12. Il résulte de tout ce qui précède que M. B... n'est pas fondé à demander l'annulation de l'arrêté préfectoral du 10 février 2020. Par suite, il n'est pas davantage fondé à soutenir que c'est à tort que, par le jugement attaqué, la vice-présidente désignée par le président du tribunal administratif de Strasbourg a rejeté sa demande. Par voie de conséquence, ses conclusions à fin d'injonction ne peuvent qu'être rejetées.

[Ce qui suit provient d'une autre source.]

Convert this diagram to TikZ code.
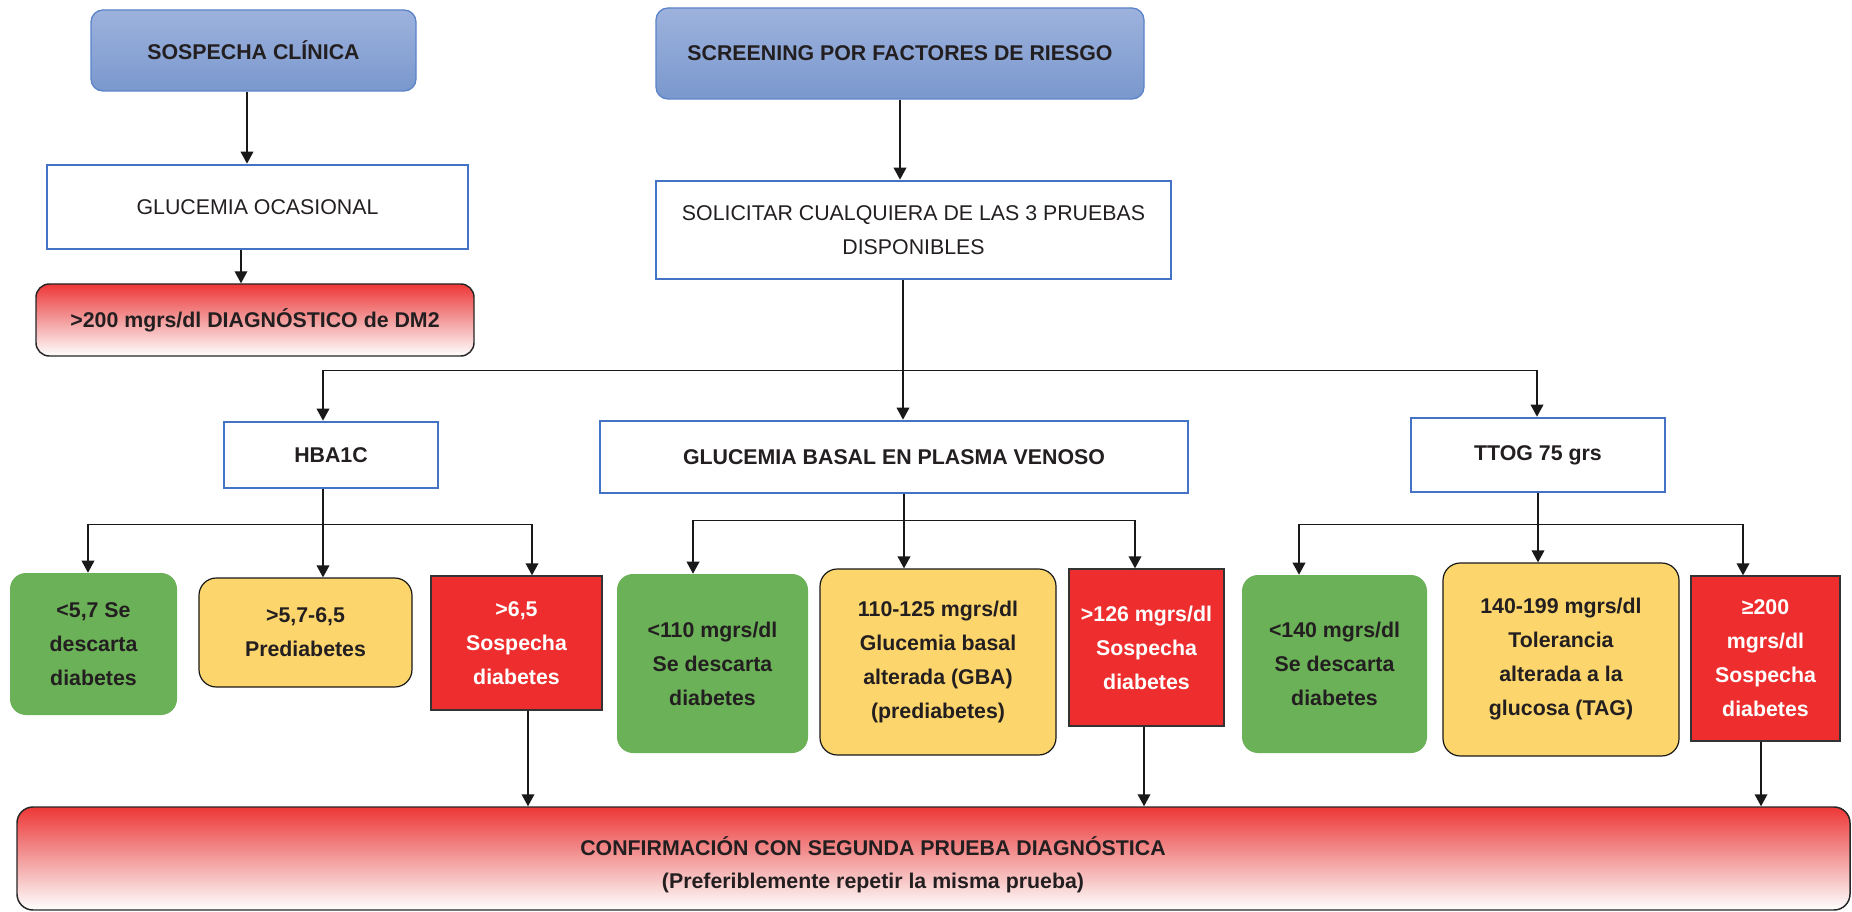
\documentclass[tikz,border=0pt]{standalone}
\usepackage{fontspec}
\setmainfont{Liberation Sans}
\usetikzlibrary{arrows.meta,calc}

\definecolor{blueTop}{HTML}{9DB2DD}
\definecolor{blueBot}{HTML}{7A98CD}
\definecolor{blueLine}{HTML}{5A84C8}
\definecolor{rectBlue}{HTML}{4472C4}
\definecolor{okGreen}{HTML}{6BB157}
\definecolor{midYellow}{HTML}{FCD56C}
\definecolor{alertRed}{HTML}{EE2E2E}
\definecolor{gradRed}{HTML}{EE3737}
\definecolor{gradMid}{HTML}{F39C9C}
\definecolor{inkText}{HTML}{231F20}

\tikzset{
  base/.style={inner sep=0pt, align=center, text=inkText,
    font=\bfseries\fontsize{16}{25.5}\selectfont},
  headbox/.style={base, draw=blueLine, line width=1pt, rounded corners=9pt,
    top color=blueTop, bottom color=blueBot},
  testbox/.style={base, draw=rectBlue, line width=2pt, fill=white},
  plainbox/.style={testbox, font=\fontsize{16}{25.5}\selectfont},
  gradbox/.style={base, draw=black!85, line width=1.1pt, rounded corners=10pt,
    top color=gradRed, bottom color=white, middle color=gradMid},
  greenbox/.style={base, fill=okGreen, rounded corners=12pt},
  yellowbox/.style={base, fill=midYellow, draw=black!90, line width=0.9pt, rounded corners=13pt},
  redbox/.style={base, fill=alertRed, draw=black!80, line width=1pt, text=white},
  ln/.style={draw=black!90, line width=1.1pt},
  arr/.style={ln, -{Triangle[length=9pt,width=9.5pt]}},
}

\begin{document}
\begin{tikzpicture}[x=0.75pt, y=-0.75pt]
\useasboundingbox (0,0) rectangle (1852,912);

% entry points
\node[headbox, minimum width=243.75pt, minimum height=60.75pt] (sc) at (253.5,50.5) {SOSPECHA CLÍNICA};
\node[headbox, minimum width=366pt, minimum height=68.25pt] (scr) at (900,53.5) {SCREENING POR FACTORES DE RIESGO};

% left branch: casual glucose
\node[plainbox, minimum width=315.75pt, minimum height=63pt] (go) at (257.5,207) {GLUCEMIA OCASIONAL};
\node[gradbox, minimum width=328.5pt, minimum height=54pt] (dm) at (255,320) {>200 mgrs/dl DIAGNÓSTICO de DM2};

% screening request
\node[plainbox, minimum width=386.25pt, minimum height=73.5pt] (sol) at (913.5,230) {SOLICITAR CUALQUIERA DE LAS 3 PRUEBAS\\DISPONIBLES};

% the three tests
\node[testbox, minimum width=160.5pt, minimum height=49.5pt] (hb) at (331,455) {HBA1C};
\node[testbox, minimum width=441pt, minimum height=54pt] (gb) at (894,457) {GLUCEMIA BASAL EN PLASMA VENOSO};
\node[testbox, minimum width=190.5pt, minimum height=55.5pt] (tt) at (1538,455) {TTOG 75 grs};

% HbA1c results
\node[greenbox, minimum width=125.25pt, minimum height=106.5pt] (g1) at (93.5,644) {<5,7 Se\\descarta\\diabetes};
\node[yellowbox, minimum width=159.75pt, minimum height=81.75pt] (y1) at (305.5,632.5) {>5,7-6,5\\Prediabetes};
\node[redbox, minimum width=128.25pt, minimum height=100.5pt] (r1) at (516.5,643) {>6,5\\Sospecha\\diabetes};

% fasting glucose results
\node[greenbox, minimum width=143.25pt, minimum height=134.25pt] (g2) at (712.5,663.5) {<110 mgrs/dl\\Se descarta\\diabetes};
\node[yellowbox, minimum width=177pt, minimum height=139.5pt] (y2) at (938,662) {110-125 mgrs/dl\\Glucemia basal\\alterada (GBA)\\(prediabetes)};
\node[redbox, minimum width=116.25pt, minimum height=117.75pt] (r2) at (1146.5,647.5) {>126 mgrs/dl\\Sospecha\\diabetes};

% OGTT results
\node[greenbox, minimum width=138.75pt, minimum height=133.5pt] (g3) at (1334.5,664) {<140 mgrs/dl\\Se descarta\\diabetes};
\node[yellowbox, minimum width=177pt, minimum height=144.75pt] (y3) at (1561,659.5) {140-199 mgrs/dl\\Tolerancia\\alterada a la\\glucosa (TAG)};
\node[redbox, minimum width=111.75pt, minimum height=123.75pt] (r3) at (1765.5,658.5) {\fontsize{16}{24}\selectfont ≥200\\mgrs/dl\\Sospecha\\diabetes};

% confirmation
\node[gradbox, minimum width=1374.75pt, minimum height=77.25pt, rounded corners=12pt] (cf) at (933.5,858.5) {};
\node[base, font=\bfseries\fontsize{16}{24.75}\selectfont] (cft) at (873,865) {CONFIRMACIÓN CON SEGUNDA PRUEBA DIAGNÓSTICA\\(Preferiblemente repetir la misma prueba)};

% top connectors
\coordinate (p1) at ($(sc.south)+(-6.5,0)$);
\draw[arr] (p1) -- (p1 |- go.north);
\coordinate (p2) at ($(go.south)+(-16.5,0)$);
\draw[arr] (p2) -- (p2 |- dm.north);
\draw[arr] (scr.south) -- (scr.south |- sol.north);

% distribution to the three tests
\coordinate (s0) at ($(sol.south)+(-10.5,0)$);
\coordinate (bus) at ($(s0)+(0,90)$);
\coordinate (h0) at ($(hb.north)+(-8,0)$);
\coordinate (t0) at ($(tt.north)+(-1,0)$);
\draw[arr] (s0) -- (s0 |- gb.north);
\draw[ln] (h0 |- bus) -- (t0 |- bus);
\draw[arr] (h0 |- bus) -- (h0);
\draw[arr] (t0 |- bus) -- (t0);

% HbA1c fan-out
\coordinate (hs) at (h0 |- hb.south);
\coordinate (hj) at ($(hs)+(0,35)$);
\coordinate (a1) at ($(g1.north)+(-5.5,0)$);
\coordinate (a3) at ($(r1.north)+(15.5,0)$);
\draw[arr] (hs) -- (hs |- y1.north);
\draw[ln] (a1 |- hj) -- (a3 |- hj);
\draw[arr] (a1 |- hj) -- (a1);
\draw[arr] (a3 |- hj) -- (a3);

% fasting glucose fan-out
\coordinate (gs) at ($(gb.south)+(10,0)$);
\coordinate (gj) at ($(gs)+(0,26)$);
\coordinate (b1) at ($(g2.north)+(-19.5,0)$);
\coordinate (b3) at ($(r2.north)+(-11.5,0)$);
\draw[arr] (gs) -- (gs |- y2.north);
\draw[ln] (b1 |- gj) -- (b3 |- gj);
\draw[arr] (b1 |- gj) -- (b1);
\draw[arr] (b3 |- gj) -- (b3);

% OGTT fan-out
\coordinate (ts) at (tt.south);
\coordinate (tj) at ($(ts)+(0,31)$);
\coordinate (c1) at ($(g3.north)+(-35.5,0)$);
\coordinate (c3) at ($(r3.north)+(-22.5,0)$);
\draw[arr] (ts) -- (ts |- y3.north);
\draw[ln] (c1 |- tj) -- (c3 |- tj);
\draw[arr] (c1 |- tj) -- (c1);
\draw[arr] (c3 |- tj) -- (c3);

% positive results lead to confirmation
\coordinate (d1) at ($(r1.south)+(11.5,0)$);
\coordinate (d2) at ($(r2.south)+(-2.5,0)$);
\coordinate (d3) at ($(r3.south)+(-4.5,0)$);
\draw[arr] (d1) -- (d1 |- cf.north);
\draw[arr] (d2) -- (d2 |- cf.north);
\draw[arr] (d3) -- (d3 |- cf.north);
\end{tikzpicture}
\end{document}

Sur la suspension de la mesure d'éloignement :
13. Aux termes du second alinéa de l'article L. 743-3 du code de l'entrée et du séjour des étrangers et du droit d'asile : " Dans le cas où le droit de se maintenir sur le territoire a pris fin en application des 4° bis ou 7° de l'article L. 743-2, l'étranger peut demander au président du tribunal administratif ou au magistrat désigné statuant sur le recours formé en application de l'article L. 512-1 contre l'obligation de quitter le territoire français de suspendre l'exécution de la mesure d'éloignement jusqu'à l'expiration du délai de recours devant la Cour nationale du droit d'asile ou, si celle-ci est saisie, soit jusqu'à la date de la lecture en audience publique de la décision de la cour, soit, s'il est statué par ordonnance, jusqu'à la date de la notification de celle-ci. Le président du tribunal administratif ou le magistrat désigné à cette fin fait droit à la demande de l'étranger lorsque celui-ci présente des éléments sérieux de nature à justifier, au titre de sa demande d'asile, son maintien sur le territoire durant l'examen de son recours par la cour. ".
14. En l'absence de tout élément sérieux de nature à justifier, au titre de sa demande d'asile, le maintien de M. B... sur le territoire français durant l'examen de son recours par la Cour nationale du droit d'asile, les conclusions de l'intéressé présentées au titre des dispositions précitées ne peuvent qu'être rejetées.
D E C I D E :
Article 1er : La requête de M. B... est rejetée.
Article 2 : Le présent arrêt sera notifié à Me D... pour M. A... B... en application des dispositions de l'article 6 du décret n° 2020-1406 du 18 novembre 2020 et au ministre de l'intérieur.
Copie en sera adressée au préfet du Haut-Rhin.